July 16, 2007 9:13 pmOK, I have two three Special Someones tonight to discuss.
The first is Supermicro, because there’s the least to rant about. Namely, when I wrote my last post, it did not take very long at all for someone from an IP address that resolved to Supermicro to respond to my post; less than an hour. It typically takes a day for their tech support to respond to an actual request for help, and even then it’s generally a cryptic one-line answer that makes me more confused as to how their products (don’t) work. Especially when dealing with their terrible IPMI card for the PDSMA motherboard- what gets it working is completely different from what their tech support and documentation says. For a department of our size, we’re buying a lot of products from them. We may not be big customers, but we’ve been loyal customers, goddamnit, and now I would like to see about buying future needs from other vendors due to SuperMicro not just sucking, but rubbing it in my face how much they suck through my own website. If anyone wishes to elaborate on this, I will.

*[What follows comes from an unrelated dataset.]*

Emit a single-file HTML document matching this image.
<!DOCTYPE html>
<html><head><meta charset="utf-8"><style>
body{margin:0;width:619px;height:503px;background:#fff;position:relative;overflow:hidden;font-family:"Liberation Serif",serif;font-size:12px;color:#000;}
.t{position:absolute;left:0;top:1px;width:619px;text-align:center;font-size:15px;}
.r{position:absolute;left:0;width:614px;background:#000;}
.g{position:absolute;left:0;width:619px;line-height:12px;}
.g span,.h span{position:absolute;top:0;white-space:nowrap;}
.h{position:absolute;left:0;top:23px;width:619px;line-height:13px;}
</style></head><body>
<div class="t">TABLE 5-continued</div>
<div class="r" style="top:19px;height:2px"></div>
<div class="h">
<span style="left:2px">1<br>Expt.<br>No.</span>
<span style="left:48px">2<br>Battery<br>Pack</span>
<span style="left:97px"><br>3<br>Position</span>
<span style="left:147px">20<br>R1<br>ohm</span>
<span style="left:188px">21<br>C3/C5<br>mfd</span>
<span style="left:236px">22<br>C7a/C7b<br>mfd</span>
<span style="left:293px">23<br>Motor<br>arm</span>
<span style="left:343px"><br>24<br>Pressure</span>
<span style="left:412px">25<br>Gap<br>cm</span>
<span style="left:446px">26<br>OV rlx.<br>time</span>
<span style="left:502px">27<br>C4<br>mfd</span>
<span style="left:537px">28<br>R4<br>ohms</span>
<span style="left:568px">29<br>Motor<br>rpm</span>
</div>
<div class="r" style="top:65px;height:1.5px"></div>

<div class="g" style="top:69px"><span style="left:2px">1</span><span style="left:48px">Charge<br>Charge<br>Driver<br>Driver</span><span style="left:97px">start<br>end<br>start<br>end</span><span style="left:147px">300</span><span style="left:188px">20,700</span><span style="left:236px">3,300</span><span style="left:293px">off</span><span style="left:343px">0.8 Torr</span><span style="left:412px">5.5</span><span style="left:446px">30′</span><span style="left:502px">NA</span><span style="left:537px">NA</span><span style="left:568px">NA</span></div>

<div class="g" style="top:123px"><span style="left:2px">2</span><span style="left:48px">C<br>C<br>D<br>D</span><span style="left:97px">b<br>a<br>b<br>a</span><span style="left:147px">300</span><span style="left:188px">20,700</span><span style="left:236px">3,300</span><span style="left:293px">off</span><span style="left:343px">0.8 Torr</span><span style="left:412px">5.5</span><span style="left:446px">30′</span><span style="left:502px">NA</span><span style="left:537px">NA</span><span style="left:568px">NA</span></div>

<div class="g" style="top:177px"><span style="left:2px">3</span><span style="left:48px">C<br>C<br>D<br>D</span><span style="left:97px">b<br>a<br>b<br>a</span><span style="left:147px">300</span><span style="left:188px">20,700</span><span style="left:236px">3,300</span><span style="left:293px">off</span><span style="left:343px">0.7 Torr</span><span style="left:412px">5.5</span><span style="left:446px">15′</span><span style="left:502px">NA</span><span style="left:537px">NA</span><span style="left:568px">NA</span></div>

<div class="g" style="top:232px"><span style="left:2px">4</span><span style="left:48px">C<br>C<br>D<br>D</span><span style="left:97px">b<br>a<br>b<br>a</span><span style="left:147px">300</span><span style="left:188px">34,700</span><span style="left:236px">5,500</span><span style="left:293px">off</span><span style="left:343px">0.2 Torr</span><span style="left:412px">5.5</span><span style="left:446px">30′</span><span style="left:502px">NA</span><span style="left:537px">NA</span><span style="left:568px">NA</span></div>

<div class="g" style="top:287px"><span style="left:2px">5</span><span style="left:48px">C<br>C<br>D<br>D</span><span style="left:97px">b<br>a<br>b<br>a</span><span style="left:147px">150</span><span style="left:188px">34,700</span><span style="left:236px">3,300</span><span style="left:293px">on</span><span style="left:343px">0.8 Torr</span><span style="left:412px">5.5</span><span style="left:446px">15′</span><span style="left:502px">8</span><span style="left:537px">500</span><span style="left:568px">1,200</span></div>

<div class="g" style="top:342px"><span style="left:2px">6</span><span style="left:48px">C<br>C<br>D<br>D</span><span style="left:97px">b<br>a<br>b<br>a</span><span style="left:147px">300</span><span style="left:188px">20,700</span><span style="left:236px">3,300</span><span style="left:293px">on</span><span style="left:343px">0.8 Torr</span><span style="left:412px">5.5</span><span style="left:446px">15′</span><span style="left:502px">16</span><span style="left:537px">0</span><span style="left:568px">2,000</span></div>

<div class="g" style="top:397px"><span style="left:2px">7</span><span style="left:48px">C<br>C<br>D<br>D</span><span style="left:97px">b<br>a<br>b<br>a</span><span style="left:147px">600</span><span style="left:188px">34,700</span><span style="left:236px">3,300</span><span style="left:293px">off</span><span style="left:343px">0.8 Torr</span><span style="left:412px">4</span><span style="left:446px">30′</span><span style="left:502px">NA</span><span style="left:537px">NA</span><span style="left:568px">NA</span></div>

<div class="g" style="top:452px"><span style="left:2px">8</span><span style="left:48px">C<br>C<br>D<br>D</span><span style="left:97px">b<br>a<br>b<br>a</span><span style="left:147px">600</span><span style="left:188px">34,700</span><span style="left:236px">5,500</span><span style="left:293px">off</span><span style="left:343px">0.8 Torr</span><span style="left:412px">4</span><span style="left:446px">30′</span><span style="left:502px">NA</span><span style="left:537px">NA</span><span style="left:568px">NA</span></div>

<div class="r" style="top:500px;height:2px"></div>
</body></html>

Next up is Seagate. We purchased 16 750 GB SATA-II drives from them. We expected them to work as SATA-II drives, yes? They come pre-installed with the little jumpers that force them to work as SATA-I drives. No big deal normally; the average home user wouldn’t ever tell the difference. However, when you’re trying to get them to work with a SAS backplane and controller that the hardware vendor says “Well, yeah, it kind of sucks, sorry you had to buy our product to find out” with, it’s a Big Deal. We’d be getting all sorts of data errors across the 16 drives, and things just Wouldn’t Work.
Why didn’t I remove the jumpers? Because I didn’t know they were there. These things measure about 1mm x 1mm x 2mm. They’re small. With my Wonderful Awesome depth perception under the harsh fluorescent glare of the machine room, I thought at first they were colored plastic bases for the pins, so you knew exactly which ones to jumper. Then, I noticed they were jumpers, but so small that either they were blocks to discourage random jumpering, or that they were configured like that for SATA-II from the factory.
Only after the “Storage Doctor” commented about SATA-II did I figure on forcing the drives to act as SATA-I. So, after spending too much time looking through crappy documentation, I realized those drives were jumpered. So I took out the jumpers, and found the only dead drive in the batch (you order lots of drives at once, you expect a lemon or two). The system is working more or less alright now.
And, finally, the Wheel Of Suck turns to the Portland Group. They make a set of really handy compilers for Fortran and C/C++. There is, however, a big problem. The model I’m hacking on won’t compile with the latest version (7.0). It didn’t compile under 6.2 either, leaving us stuck with 5.2. It’s not my problem- it throws an Internal Compiler Error, which means their compiler broke somewhere on the inside. I tried to get help. I’ve been sending them weekly emails since June 22nd. Until I get an answer, I’m going to start emailing them twice a week. Then three times a week. I might just set up a cron job to get their attention. Something has to be done.